By: Chris Peters, Business Analyst (New York)
Data has always been an integral part of any business strategy – knowing your audience or tracking the progress of your product are all insightful ways to grow and adapt a business towards success. Today almost every company across all industries rely heavily on data to understand all the factors that affect their company and their trajectory. At Rokt, we understand the importance of decisions made with data-backed insights and often inform this sentiment to our own customers.
Deemed the “Fourth Industrial Revolution”, the utilization of data to inform business decisions has grown astronomically since the early 2000s. But it’s not enough to simply read the data in order to understand it. Data should depict a tangible story in order for the information to be acted on. This need has brought the emergence of data visualization or “vizzes” for the abbreviation-inclined. Data vizzes have become beneficial for complex data sets to be understood through thoughtful use of design. Here we handpicked some of the most aesthetically pleasing data vizzes and detail the elements included in each that successfully bring the data to life.
Example #1 – The data is easy to understand.
When presenting data in the form of a vizze, it should be easily comprehensible to its audience. This diagram depicts the topline stats of the most popular music streaming services. It uses both numbers and graphs to illustrate a number of different data points and accompanies them with color coding to provide a line into which set belongs to which service.
Example #2 – Uses data subject as a design element.
Data can often be quite dense, so why not make it more fun? This graph utilizes the subject of the data set, what types of fish are okay to eat, as a design element. Each type of fish and crustacean is clearly defined which helps to inform viewers, including this analyst, as to what each type of underwater critter actually looks like.

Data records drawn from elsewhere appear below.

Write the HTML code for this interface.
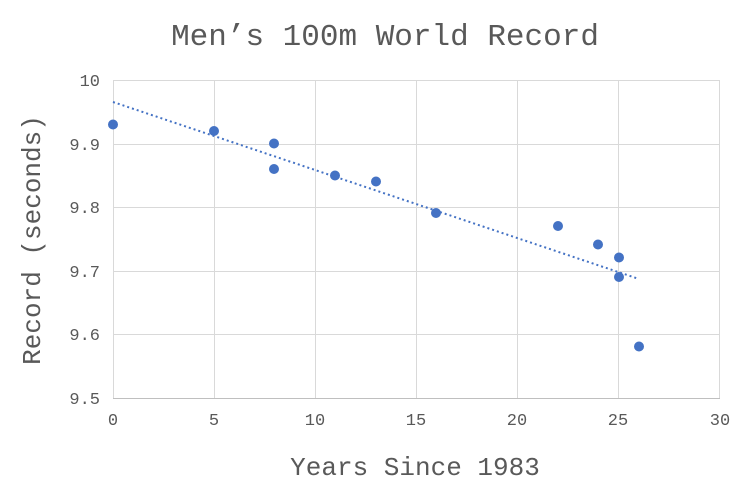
<!DOCTYPE html>
<html><head><style>
body{margin:0;background:#fff;}
svg{display:block;font-family:"Liberation Mono","Noto Sans CJK JP",monospace;}
</style></head><body>
<svg width="744" height="499" xmlns="http://www.w3.org/2000/svg">
<rect width="744" height="499" fill="#fff"/>
<text x="385" y="45" text-anchor="middle" font-size="31" fill="#595959">Men’s 100m World Record</text>
<g stroke="#d9d9d9" stroke-width="1">
<line x1="113" y1="80.5" x2="720" y2="80.5"/>
<line x1="113" y1="144.5" x2="720" y2="144.5"/>
<line x1="113" y1="207.5" x2="720" y2="207.5"/>
<line x1="113" y1="271.5" x2="720" y2="271.5"/>
<line x1="113" y1="334.5" x2="720" y2="334.5"/>
<line x1="113.5" y1="80" x2="113.5" y2="398"/>
<line x1="214.5" y1="80" x2="214.5" y2="398"/>
<line x1="315.5" y1="80" x2="315.5" y2="398"/>
<line x1="416.5" y1="80" x2="416.5" y2="398"/>
<line x1="517.5" y1="80" x2="517.5" y2="398"/>
<line x1="618.5" y1="80" x2="618.5" y2="398"/>
<line x1="719.5" y1="80" x2="719.5" y2="398"/>
</g>
<line x1="113" y1="398.5" x2="720" y2="398.5" stroke="#bfbfbf"/>
<g font-size="17" fill="#595959" text-anchor="end">
<text x="100" y="86">10</text>
<text x="100" y="150">9.9</text>
<text x="100" y="213">9.8</text>
<text x="100" y="277">9.7</text>
<text x="100" y="340">9.6</text>
<text x="100" y="404">9.5</text>
</g>
<g font-size="17" fill="#595959" text-anchor="middle">
<text x="113" y="425">0</text>
<text x="214" y="425">5</text>
<text x="315" y="425">10</text>
<text x="416" y="425">15</text>
<text x="517" y="425">20</text>
<text x="618" y="425">25</text>
<text x="720" y="425">30</text>
</g>
<text x="415" y="475" text-anchor="middle" font-size="26" fill="#595959">Years Since 1983</text>
<text transform="translate(40,240) rotate(-90)" text-anchor="middle" font-size="26" fill="#595959">Record (seconds)</text>
<line x1="113" y1="102" x2="639" y2="279" stroke="#4472c4" stroke-width="2" stroke-dasharray="2,3"/>
<g fill="#4472c4">
<circle cx="113" cy="124.5" r="5"/>
<circle cx="214" cy="131" r="5"/>
<circle cx="274" cy="143.5" r="5"/>
<circle cx="274" cy="169" r="5"/>
<circle cx="335" cy="175.5" r="5"/>
<circle cx="376" cy="181.5" r="5"/>
<circle cx="436" cy="213" r="5"/>
<circle cx="558" cy="226" r="5"/>
<circle cx="598" cy="244.5" r="5"/>
<circle cx="619" cy="257.5" r="5"/>
<circle cx="619" cy="277" r="5"/>
<circle cx="639" cy="346.5" r="5"/>
</g>
</svg>
</body></html>
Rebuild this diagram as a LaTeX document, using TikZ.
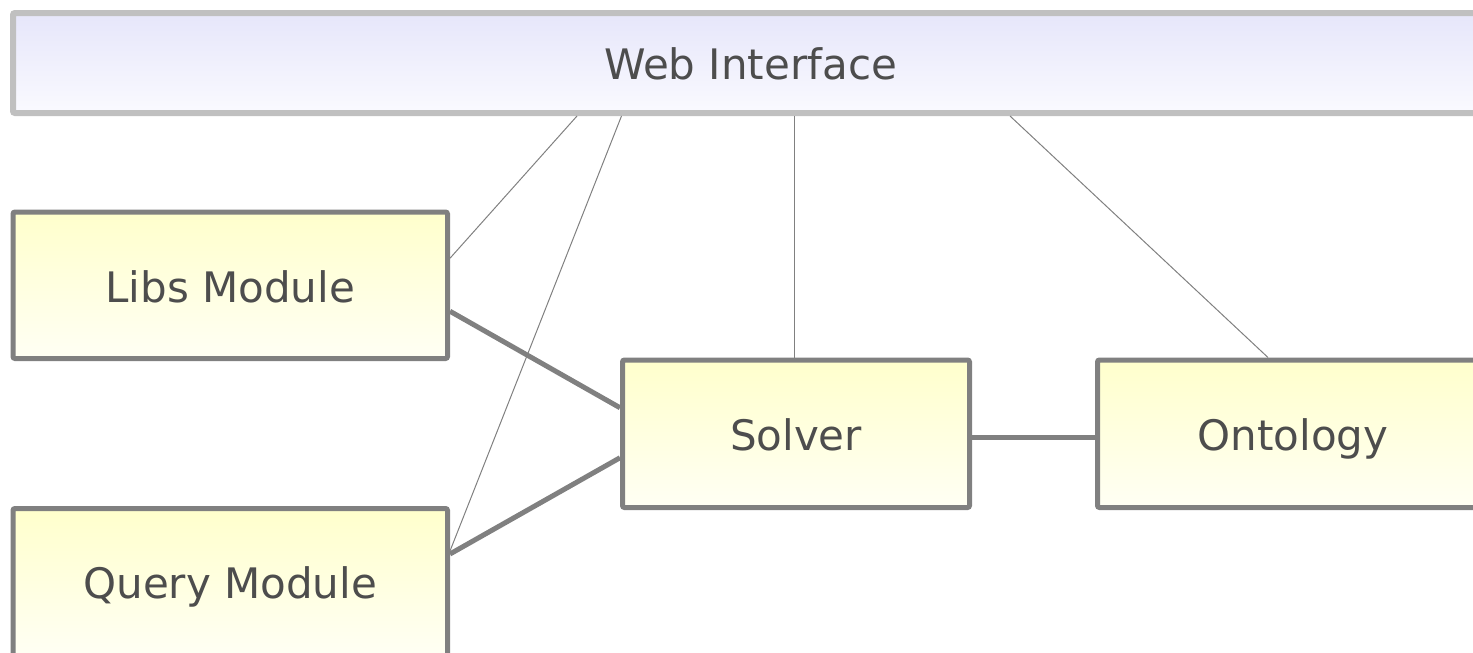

Example #3 – Employs animation.
Animation is an exciting way to bring your data to life. This map illustrates domestic and international flight activity in the U.S. on Thanksgiving in 2015 based on data from Google Flights. The legend box identifies the most popular airlines with corresponding colors.
Example #4 – The data is interesting.
At its core, data helps to uncover information previously unknown. This data vizze poses to answer an age-old question: are we alone in the universe? Based on the Drake Equation (not that Drake), users can manipulate each data set within the diagram to calculate the number of extraterrestrial civilizations that may exist in our galaxy. It even includes tip cards to guide the non-science-savvy through each data point.
Example #5 – Engages the user through interaction.
This Snake oil superfoods visualization invites users to interact with the data. Users are able to change the bubble colors to group the data by evidence or superfood type, adjust bubble size by popularity or scientific interest and even filter through the information. Users are also invited to learn more about each superfood by hovering over each to discover the health issues it claims to solve for.
Example #6 – The data tells a story.
With all the numbers and persona clusters, it can be easy to forget that data can be used to tell a story and data visualization is the perfect companion to illustrate what that is. Diversity especially in the tech industry as become an overwhelmingly hot button topic. This visualization mainly focuses on the lack of diversity in both gender and ethnicity in tech companies but also across U.S. population, Fortune 500 CEOs and U.S. Congress. Luckily, we have come to a point where this story is a work in progress.